What you are asked to do> Quote the data exactly, first line to the line containing "augstākās izglītības sistēma</text>", with no pictures.

____ Provided records

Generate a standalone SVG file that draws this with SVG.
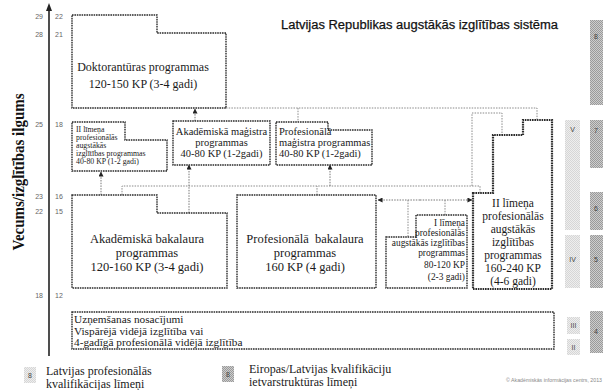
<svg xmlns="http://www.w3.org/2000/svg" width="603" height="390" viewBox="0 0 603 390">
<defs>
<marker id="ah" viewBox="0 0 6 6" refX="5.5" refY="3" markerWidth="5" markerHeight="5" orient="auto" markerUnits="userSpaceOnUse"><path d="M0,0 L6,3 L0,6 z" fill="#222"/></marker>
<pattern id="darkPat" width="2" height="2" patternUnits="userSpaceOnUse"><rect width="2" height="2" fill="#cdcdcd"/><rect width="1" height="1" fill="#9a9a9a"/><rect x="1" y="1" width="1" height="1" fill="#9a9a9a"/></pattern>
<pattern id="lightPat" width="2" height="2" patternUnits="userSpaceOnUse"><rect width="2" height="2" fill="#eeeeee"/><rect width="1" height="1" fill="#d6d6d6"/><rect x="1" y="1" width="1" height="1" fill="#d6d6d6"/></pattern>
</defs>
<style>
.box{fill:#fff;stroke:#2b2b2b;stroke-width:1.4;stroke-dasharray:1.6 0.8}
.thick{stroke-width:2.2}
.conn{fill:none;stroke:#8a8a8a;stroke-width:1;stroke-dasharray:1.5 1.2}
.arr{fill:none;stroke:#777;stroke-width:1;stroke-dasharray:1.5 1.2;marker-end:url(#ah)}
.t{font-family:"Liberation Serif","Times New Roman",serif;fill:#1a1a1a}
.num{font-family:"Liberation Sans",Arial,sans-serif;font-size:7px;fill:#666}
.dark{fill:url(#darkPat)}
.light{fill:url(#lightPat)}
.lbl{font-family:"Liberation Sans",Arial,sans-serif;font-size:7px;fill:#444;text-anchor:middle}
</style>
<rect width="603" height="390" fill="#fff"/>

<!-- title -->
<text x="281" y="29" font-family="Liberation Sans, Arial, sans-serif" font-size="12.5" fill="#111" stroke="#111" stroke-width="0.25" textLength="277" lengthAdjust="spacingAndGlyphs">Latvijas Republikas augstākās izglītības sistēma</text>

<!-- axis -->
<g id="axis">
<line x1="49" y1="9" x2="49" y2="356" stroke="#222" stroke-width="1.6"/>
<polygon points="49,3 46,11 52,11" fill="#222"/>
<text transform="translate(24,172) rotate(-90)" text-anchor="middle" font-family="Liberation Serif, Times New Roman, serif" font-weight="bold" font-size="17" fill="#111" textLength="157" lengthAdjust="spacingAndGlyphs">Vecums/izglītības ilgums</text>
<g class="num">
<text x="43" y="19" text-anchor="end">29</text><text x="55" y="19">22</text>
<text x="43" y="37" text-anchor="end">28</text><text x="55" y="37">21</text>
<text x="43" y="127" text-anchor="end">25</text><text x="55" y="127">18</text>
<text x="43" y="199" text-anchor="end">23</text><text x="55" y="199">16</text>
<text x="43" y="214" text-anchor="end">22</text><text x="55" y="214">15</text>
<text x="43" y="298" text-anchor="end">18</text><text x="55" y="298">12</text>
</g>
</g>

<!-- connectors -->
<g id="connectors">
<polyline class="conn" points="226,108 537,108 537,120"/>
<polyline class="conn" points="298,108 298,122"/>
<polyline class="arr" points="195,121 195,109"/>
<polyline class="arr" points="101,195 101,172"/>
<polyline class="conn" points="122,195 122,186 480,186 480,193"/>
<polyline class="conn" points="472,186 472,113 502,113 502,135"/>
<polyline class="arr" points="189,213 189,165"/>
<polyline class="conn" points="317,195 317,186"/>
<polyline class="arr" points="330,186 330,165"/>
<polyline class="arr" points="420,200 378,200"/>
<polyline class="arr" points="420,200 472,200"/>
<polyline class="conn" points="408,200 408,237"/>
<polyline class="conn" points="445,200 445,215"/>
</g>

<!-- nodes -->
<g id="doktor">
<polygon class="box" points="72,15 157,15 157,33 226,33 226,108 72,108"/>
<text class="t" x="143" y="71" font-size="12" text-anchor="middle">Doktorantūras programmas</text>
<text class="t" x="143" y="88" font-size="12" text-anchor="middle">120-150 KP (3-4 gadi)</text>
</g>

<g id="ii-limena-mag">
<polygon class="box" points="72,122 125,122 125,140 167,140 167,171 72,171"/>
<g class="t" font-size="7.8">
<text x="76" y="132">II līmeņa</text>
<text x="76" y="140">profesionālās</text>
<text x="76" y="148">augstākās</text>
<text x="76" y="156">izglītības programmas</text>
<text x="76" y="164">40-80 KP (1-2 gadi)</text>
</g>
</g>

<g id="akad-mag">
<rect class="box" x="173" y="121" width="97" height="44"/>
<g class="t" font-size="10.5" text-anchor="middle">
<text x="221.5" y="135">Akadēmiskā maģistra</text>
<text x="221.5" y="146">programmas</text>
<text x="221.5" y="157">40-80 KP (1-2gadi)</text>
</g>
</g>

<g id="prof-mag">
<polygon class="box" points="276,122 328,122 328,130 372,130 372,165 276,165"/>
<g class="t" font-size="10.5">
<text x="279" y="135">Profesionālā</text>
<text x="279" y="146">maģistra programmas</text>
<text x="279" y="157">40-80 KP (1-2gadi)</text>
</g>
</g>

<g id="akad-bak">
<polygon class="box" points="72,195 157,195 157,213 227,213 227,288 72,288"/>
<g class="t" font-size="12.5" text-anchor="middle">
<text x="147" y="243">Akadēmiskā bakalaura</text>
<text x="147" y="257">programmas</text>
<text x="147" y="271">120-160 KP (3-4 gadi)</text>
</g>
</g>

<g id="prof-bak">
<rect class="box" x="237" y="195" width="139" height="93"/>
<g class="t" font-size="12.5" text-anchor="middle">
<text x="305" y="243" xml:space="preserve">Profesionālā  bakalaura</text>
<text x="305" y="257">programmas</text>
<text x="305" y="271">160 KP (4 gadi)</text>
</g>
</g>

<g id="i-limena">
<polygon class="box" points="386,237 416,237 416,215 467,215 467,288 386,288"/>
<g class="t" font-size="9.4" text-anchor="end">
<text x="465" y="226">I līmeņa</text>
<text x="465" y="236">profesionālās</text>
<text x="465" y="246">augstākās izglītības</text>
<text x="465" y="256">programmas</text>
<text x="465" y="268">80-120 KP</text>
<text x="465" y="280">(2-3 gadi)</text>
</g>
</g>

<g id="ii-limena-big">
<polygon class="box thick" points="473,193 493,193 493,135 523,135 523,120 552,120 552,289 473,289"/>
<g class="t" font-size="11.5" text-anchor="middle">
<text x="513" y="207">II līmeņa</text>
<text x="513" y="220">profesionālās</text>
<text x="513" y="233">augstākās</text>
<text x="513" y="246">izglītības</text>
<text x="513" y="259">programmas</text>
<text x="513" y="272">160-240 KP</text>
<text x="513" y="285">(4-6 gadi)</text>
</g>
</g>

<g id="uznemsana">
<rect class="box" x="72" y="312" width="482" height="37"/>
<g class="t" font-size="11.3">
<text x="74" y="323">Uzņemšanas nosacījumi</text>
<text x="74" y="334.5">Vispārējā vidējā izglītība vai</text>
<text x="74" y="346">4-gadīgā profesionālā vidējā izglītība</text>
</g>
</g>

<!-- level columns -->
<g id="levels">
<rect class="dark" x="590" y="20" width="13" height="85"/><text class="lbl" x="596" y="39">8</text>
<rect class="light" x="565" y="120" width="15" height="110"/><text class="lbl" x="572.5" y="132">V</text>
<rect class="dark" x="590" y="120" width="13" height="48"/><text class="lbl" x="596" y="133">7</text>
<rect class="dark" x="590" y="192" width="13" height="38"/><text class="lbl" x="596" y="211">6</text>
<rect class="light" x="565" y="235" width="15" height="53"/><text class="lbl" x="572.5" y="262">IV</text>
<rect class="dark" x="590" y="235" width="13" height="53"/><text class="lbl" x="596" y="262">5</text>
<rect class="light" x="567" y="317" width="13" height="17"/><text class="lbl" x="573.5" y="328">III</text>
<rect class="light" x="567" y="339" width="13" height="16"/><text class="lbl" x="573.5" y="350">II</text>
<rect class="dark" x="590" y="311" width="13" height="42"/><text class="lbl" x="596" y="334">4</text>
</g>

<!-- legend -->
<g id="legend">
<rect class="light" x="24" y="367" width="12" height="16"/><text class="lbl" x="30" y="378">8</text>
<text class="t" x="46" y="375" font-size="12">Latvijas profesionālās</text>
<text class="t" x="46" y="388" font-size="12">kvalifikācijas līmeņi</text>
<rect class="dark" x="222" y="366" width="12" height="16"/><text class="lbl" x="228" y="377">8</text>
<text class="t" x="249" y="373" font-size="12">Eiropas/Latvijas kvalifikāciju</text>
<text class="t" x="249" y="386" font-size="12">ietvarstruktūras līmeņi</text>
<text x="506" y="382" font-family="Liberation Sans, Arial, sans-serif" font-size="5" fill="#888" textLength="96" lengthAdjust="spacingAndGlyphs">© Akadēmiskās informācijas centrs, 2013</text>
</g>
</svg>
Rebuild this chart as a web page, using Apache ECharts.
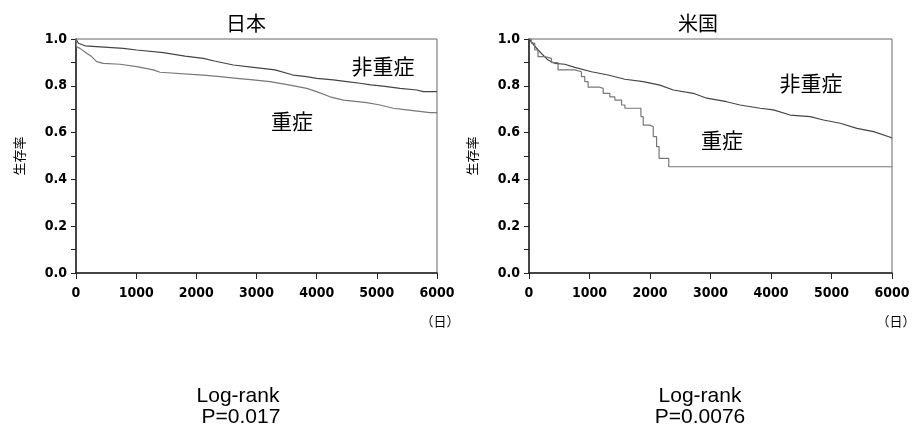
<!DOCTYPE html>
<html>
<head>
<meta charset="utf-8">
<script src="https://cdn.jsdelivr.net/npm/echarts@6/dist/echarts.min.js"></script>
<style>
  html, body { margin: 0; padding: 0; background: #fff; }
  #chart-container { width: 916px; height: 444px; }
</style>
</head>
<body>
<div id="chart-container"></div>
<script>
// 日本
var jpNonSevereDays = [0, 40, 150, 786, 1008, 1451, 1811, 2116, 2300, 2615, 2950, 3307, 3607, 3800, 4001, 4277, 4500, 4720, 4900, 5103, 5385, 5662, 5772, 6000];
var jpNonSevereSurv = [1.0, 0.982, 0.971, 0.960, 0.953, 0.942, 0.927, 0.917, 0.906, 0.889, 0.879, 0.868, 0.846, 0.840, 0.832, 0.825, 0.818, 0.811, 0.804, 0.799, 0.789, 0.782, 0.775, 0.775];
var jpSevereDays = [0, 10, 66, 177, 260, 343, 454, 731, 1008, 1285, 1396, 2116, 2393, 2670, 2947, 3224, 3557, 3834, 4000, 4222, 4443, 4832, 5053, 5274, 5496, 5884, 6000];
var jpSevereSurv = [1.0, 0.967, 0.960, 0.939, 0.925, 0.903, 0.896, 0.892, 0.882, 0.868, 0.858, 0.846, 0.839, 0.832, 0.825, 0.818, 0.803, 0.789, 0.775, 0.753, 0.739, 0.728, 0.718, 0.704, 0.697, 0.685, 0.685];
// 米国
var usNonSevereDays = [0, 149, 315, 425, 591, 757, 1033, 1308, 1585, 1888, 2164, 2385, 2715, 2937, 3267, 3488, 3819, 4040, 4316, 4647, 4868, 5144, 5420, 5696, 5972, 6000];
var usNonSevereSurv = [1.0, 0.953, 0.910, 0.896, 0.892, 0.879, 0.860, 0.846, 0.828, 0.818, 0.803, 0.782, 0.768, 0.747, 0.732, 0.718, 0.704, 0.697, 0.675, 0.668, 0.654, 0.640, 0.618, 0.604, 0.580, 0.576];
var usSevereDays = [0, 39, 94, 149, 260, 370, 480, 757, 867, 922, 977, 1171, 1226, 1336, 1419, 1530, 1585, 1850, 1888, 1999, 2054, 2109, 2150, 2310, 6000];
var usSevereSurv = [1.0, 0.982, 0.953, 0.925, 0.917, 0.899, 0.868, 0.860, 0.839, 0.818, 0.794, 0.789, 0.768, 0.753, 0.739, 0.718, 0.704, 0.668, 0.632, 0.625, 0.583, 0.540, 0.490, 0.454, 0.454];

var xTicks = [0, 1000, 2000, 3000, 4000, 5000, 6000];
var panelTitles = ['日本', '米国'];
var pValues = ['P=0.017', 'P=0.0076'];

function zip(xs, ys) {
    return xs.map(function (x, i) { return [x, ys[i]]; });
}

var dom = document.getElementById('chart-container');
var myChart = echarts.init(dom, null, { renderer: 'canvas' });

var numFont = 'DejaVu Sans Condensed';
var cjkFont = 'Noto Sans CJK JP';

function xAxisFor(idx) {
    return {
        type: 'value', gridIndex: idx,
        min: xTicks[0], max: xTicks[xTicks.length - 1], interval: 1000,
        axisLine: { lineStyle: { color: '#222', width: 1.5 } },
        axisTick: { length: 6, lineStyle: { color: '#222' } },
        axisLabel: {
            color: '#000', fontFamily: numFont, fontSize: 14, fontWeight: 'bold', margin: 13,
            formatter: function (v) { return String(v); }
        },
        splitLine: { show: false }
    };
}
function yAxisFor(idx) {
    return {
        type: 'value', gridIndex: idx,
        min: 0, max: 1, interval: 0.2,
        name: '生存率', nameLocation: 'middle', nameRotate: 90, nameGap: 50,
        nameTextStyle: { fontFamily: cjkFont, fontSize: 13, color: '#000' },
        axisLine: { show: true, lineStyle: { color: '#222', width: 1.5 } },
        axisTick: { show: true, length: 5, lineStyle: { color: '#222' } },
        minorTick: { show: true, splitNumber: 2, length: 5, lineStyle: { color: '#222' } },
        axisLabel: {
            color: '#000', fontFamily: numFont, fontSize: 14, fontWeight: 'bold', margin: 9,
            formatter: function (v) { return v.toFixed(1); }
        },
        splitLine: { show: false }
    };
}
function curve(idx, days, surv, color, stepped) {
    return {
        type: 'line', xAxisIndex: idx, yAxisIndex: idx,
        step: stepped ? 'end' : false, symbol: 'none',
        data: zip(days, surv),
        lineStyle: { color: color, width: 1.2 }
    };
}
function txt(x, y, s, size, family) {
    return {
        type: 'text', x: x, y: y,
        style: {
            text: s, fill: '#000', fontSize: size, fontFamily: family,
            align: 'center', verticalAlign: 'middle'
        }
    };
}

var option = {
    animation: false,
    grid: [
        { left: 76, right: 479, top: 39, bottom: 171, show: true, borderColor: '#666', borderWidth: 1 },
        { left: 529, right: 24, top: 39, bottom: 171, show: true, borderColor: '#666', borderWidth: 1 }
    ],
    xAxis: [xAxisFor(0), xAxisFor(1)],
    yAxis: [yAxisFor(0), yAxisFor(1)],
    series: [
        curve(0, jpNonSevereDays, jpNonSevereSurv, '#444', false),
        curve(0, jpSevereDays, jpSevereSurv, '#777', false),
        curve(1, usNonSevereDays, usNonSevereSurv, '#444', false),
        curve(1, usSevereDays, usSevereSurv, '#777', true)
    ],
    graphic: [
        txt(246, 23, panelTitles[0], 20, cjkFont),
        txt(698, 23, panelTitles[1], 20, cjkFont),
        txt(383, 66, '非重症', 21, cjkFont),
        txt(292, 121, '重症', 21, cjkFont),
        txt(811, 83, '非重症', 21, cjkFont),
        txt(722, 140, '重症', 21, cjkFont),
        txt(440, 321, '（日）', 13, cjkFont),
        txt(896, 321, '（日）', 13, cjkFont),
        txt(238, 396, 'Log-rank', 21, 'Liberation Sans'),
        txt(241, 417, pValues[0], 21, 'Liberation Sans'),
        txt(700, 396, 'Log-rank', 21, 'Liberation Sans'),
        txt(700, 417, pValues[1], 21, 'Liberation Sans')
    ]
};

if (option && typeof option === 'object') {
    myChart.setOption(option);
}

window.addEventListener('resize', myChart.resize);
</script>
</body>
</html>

________

Written reply>
Generate a standalone SVG file that draws this with SVG.
<svg xmlns="http://www.w3.org/2000/svg" width="603" height="390" viewBox="0 0 603 390">
<defs>
<marker id="ah" viewBox="0 0 6 6" refX="5.5" refY="3" markerWidth="5" markerHeight="5" orient="auto" markerUnits="userSpaceOnUse"><path d="M0,0 L6,3 L0,6 z" fill="#222"/></marker>
<pattern id="darkPat" width="2" height="2" patternUnits="userSpaceOnUse"><rect width="2" height="2" fill="#cdcdcd"/><rect width="1" height="1" fill="#9a9a9a"/><rect x="1" y="1" width="1" height="1" fill="#9a9a9a"/></pattern>
<pattern id="lightPat" width="2" height="2" patternUnits="userSpaceOnUse"><rect width="2" height="2" fill="#eeeeee"/><rect width="1" height="1" fill="#d6d6d6"/><rect x="1" y="1" width="1" height="1" fill="#d6d6d6"/></pattern>
</defs>
<style>
.box{fill:#fff;stroke:#2b2b2b;stroke-width:1.4;stroke-dasharray:1.6 0.8}
.thick{stroke-width:2.2}
.conn{fill:none;stroke:#8a8a8a;stroke-width:1;stroke-dasharray:1.5 1.2}
.arr{fill:none;stroke:#777;stroke-width:1;stroke-dasharray:1.5 1.2;marker-end:url(#ah)}
.t{font-family:"Liberation Serif","Times New Roman",serif;fill:#1a1a1a}
.num{font-family:"Liberation Sans",Arial,sans-serif;font-size:7px;fill:#666}
.dark{fill:url(#darkPat)}
.light{fill:url(#lightPat)}
.lbl{font-family:"Liberation Sans",Arial,sans-serif;font-size:7px;fill:#444;text-anchor:middle}
</style>
<rect width="603" height="390" fill="#fff"/>

<!-- title -->
<text x="281" y="29" font-family="Liberation Sans, Arial, sans-serif" font-size="12.5" fill="#111" stroke="#111" stroke-width="0.25" textLength="277" lengthAdjust="spacingAndGlyphs">Latvijas Republikas augstākās izglītības sistēma</text>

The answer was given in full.